The requirements of tomorrow's wireless technology are not only driving new wireless standards like NB-IoT, 5G, and 802.11ax but also changing the way engineers design and test mobile devices.
Over the past decade, wireless standards have evolved to use significantly wider bandwidth channels to achieve higher peak data rates. For example, since 2003, Wi-Fi has evolved from 20 to 40 to 160 MHz in today's 802.11ax. Mobile communication channels have evolved from 200 kHz in GSM to 100 MHz in today's LTE-Advanced technology. Advanced DPD algorithms often require 3 to 5 the RF signal bandwidth. As a result, instrument bandwidth requirements can be up to 500 MHz for LTE-Advanced (100 MHz signal) and 800 MHz for 802.11ac/ax (160 MHz signal). Many other applications besides wireless test demand wideband instruments as well. For example, wideband radar systems often require up to 1 GHz of signal bandwidth to better capture pulsed signals.

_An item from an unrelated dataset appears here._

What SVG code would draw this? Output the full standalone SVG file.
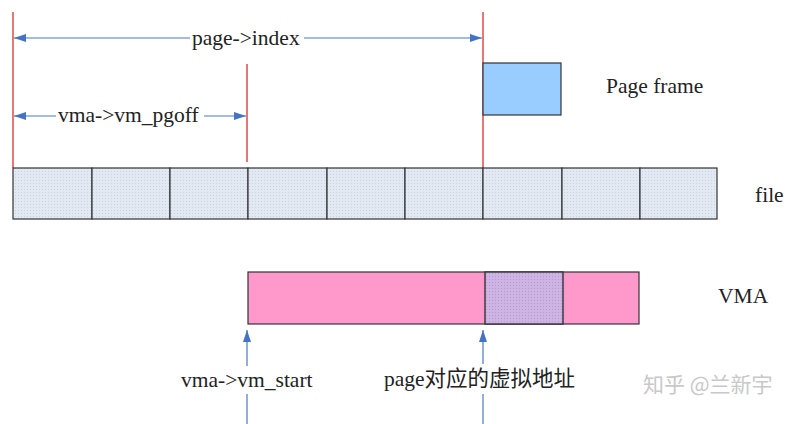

A second critical requirement of next-generation wireless test instrumentation is better RF performance. With higher order modulation schemes and wideband multicarrier signal configurations, the RF front ends of today's wireless devices must have better linearity and phase noise to deliver the required modulation performance. Because of these requirements, tomorrow's RF test instrumentation must also deliver better RF performance.
Modern communication standards ranging from Wi-Fi to mobile use sophisticated multi-antenna technology. In these systems, MIMO configurations provide a combination of either higher data rates through more spatial streams or more robust communications through beamforming. Because of these MIMO benefits, next-generation wireless technologies like 802.11ax, LTE-Advanced Pro, and 5G will use more complex MIMO schemes with up to 128 antennas on a single device. MIMO not only increases the number of ports on a device but also introduces multichannel synchronization requirements. To test a MIMO device, RF test equipment must be capable of synchronizing multiple RF signal generators and analyzers. In these configurations, the instrument's form factor and the synchronization mechanism are critical.
The final requirement of next-generation wireless test systems is that engineers can design them with software. Advanced wireless test applications increasingly require engineers to tailor the behavior of the instrument's firmware. In these applications, engineers can experience significant improvements in instrument performance simply by moving closed-loop control, measurement acceleration, real-time signal processing, or synchronous device under test control on the instrument itself.